Finding the connections in the qualitative data that make sense of the phenomenon, concept, or construct under investigation may, for some, be difficult and worthy of shortcuts; but proper analysis is the only thing that separates an honest, professional qualitative study from a random amalgamation of conversations or online snapshots.

In April of 2014, Research Design Review discussed one facet of Analyzability, i.e., verification. Verification, however, only comes into play after the researcher has conducted the all-important processing phase that converts qualitative data – that amalgamation of discrete elements – into meaningful connections that give rise to interpretations and implications, and the ultimate usefulness, of the research.
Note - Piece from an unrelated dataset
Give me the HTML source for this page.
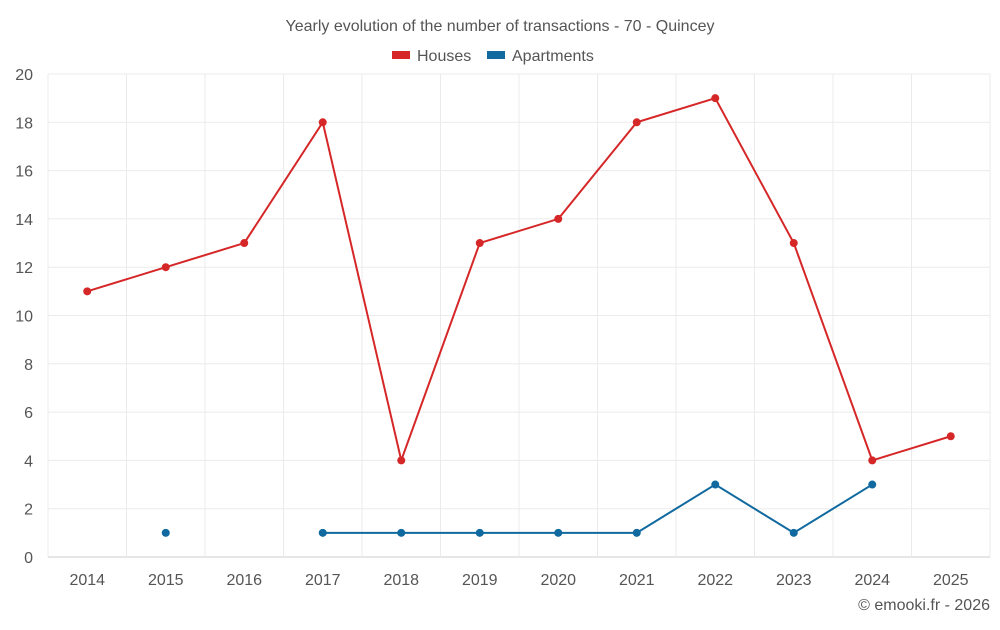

A quality approach to qualitative research design necessitates a well-thought-out plan for finding connections and making sense of the data. Here are six recommended steps in that process*:

•  Select the unit of analysis – a subject matter, an activity, a complete narrative or interview.
•  Develop unique codes – an iterative process utilizing a codebook that pays particular attention to context to derive explicit, closely-defined code designations.
•  Code – a dynamic process that incorporates pretesting of codes, inter-coder checks, and coder retraining as necessary.
•  Identify categories – a group of codes that share an underlying construct.
•  Identify themes or patterns – by looking at the coding overall and the identified categories to reveal the essence of the outcomes. This may be made easier by way of visual displays via various programs such as PowerPoint and CAQDAS**.
Draw interpretations and implications – from scrutinizing the coded and categorized data as well as ancillary materials such as reflexive journals, coders’ coding forms (with their comments), and other supporting documents.

* Analyzability is one of four components of the Total Quality Framework. This framework and the six general steps in qualitative research analysis are discussed fully in Applied Qualitative Research Design: A Total Quality Framework Approach (Roller, M. R. & Lavrakas, P. J., 2015).

** Computer-assisted qualitative data analysis software, such as NVivo, Atlas.ti, MAXQDA.